Aim. Extract, from the listing that follows, each line containing the word "with".

Dataset entries.
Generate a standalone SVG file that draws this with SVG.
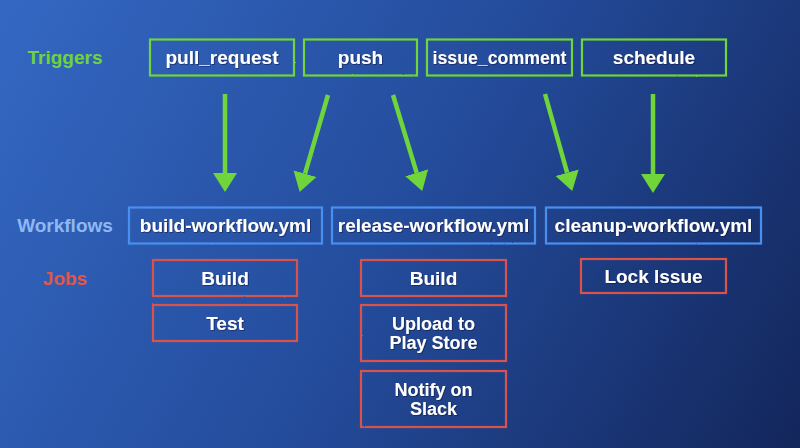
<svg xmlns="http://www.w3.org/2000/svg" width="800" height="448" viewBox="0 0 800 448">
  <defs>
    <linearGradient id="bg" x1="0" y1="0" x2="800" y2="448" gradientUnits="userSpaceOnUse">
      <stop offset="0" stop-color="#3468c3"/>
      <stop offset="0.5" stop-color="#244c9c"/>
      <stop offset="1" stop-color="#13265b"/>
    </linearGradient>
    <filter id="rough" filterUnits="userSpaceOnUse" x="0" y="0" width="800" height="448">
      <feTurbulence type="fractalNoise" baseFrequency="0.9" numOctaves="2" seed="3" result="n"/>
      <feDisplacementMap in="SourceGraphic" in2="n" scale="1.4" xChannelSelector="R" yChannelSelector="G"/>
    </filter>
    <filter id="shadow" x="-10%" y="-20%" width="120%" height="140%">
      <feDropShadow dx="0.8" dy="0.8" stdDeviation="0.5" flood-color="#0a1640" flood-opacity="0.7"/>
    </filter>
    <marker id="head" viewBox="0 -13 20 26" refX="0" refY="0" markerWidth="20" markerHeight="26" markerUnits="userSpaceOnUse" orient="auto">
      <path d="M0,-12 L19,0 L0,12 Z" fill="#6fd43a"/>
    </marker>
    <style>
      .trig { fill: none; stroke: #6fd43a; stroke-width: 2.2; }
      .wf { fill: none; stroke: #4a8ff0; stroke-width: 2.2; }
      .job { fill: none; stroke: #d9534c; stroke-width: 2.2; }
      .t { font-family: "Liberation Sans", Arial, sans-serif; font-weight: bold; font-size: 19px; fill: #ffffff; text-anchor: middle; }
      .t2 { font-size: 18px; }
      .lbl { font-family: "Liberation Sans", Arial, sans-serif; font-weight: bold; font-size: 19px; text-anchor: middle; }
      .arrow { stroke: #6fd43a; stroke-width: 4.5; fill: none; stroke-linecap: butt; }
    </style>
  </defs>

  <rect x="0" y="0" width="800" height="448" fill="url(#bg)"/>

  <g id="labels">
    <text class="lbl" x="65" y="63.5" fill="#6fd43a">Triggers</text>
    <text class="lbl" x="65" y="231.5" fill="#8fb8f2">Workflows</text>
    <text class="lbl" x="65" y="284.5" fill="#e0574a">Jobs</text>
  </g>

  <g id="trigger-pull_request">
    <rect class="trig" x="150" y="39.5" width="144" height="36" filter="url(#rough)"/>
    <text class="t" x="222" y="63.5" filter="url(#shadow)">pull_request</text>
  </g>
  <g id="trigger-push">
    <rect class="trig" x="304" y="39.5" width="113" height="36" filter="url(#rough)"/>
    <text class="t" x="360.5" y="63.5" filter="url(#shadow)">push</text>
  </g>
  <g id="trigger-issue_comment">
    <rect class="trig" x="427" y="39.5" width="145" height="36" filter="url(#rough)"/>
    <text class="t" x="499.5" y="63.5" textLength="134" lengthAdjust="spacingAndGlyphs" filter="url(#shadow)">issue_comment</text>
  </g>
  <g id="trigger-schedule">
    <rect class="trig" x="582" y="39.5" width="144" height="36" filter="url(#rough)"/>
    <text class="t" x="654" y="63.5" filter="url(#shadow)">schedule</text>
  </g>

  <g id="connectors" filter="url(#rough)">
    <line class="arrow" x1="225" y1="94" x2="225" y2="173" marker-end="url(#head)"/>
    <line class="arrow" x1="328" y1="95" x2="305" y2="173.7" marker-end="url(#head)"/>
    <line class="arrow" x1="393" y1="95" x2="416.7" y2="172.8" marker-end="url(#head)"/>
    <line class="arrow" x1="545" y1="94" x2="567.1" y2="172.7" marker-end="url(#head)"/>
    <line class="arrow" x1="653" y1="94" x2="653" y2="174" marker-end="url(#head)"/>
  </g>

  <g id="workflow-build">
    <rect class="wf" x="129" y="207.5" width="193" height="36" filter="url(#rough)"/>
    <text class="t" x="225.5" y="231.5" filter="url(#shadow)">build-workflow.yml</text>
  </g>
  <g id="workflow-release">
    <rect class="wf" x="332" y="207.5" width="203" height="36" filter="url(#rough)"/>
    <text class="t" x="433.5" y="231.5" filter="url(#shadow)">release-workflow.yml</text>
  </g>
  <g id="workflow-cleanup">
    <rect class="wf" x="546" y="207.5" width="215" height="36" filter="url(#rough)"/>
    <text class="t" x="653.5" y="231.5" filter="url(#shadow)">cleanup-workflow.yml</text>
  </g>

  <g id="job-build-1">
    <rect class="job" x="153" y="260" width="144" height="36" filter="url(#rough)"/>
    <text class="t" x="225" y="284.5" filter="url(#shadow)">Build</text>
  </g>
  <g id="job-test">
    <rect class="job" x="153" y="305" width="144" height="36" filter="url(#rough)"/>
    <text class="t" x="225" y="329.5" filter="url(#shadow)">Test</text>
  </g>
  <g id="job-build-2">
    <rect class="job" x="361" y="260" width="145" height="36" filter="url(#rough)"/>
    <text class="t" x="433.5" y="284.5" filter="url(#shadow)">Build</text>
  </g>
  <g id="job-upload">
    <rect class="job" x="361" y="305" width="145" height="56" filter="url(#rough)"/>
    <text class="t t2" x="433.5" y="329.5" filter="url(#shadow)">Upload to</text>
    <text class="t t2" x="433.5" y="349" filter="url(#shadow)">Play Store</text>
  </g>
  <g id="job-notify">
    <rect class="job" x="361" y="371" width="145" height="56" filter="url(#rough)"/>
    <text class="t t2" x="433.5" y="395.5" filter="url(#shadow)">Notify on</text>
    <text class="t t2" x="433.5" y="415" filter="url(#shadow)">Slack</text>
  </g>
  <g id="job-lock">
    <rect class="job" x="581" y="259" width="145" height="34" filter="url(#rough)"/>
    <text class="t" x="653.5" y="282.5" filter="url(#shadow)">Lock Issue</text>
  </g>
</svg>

---

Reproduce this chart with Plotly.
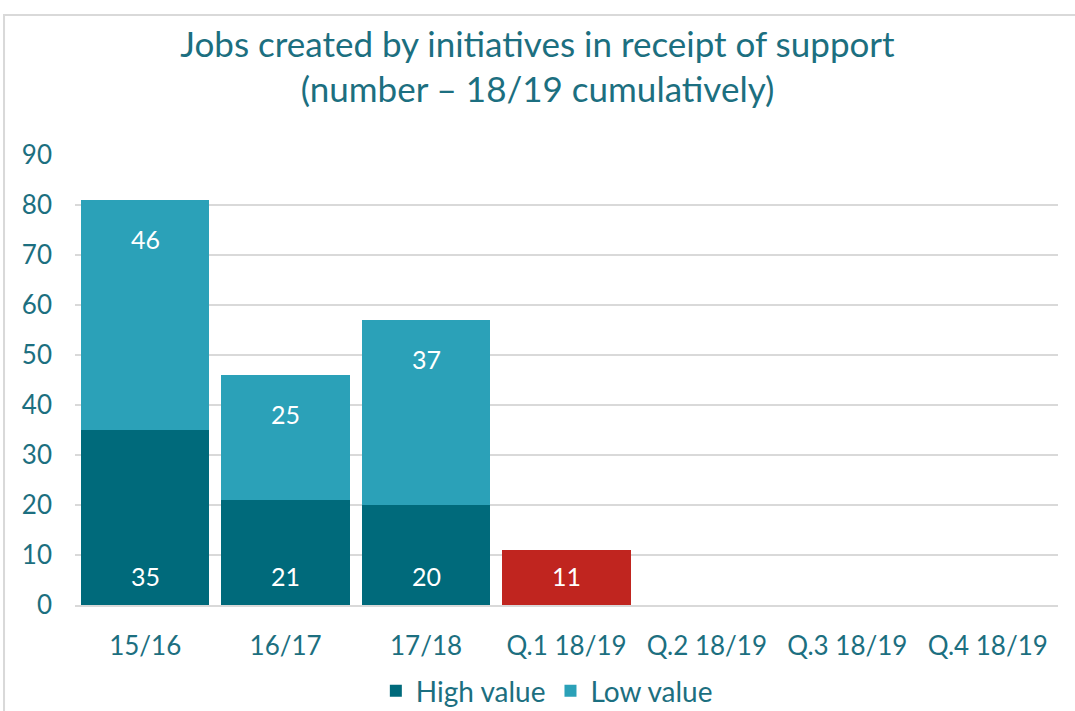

Response to the exercise.
Generate a standalone SVG file that draws this with SVG.
Reproduce this chart with Plotly.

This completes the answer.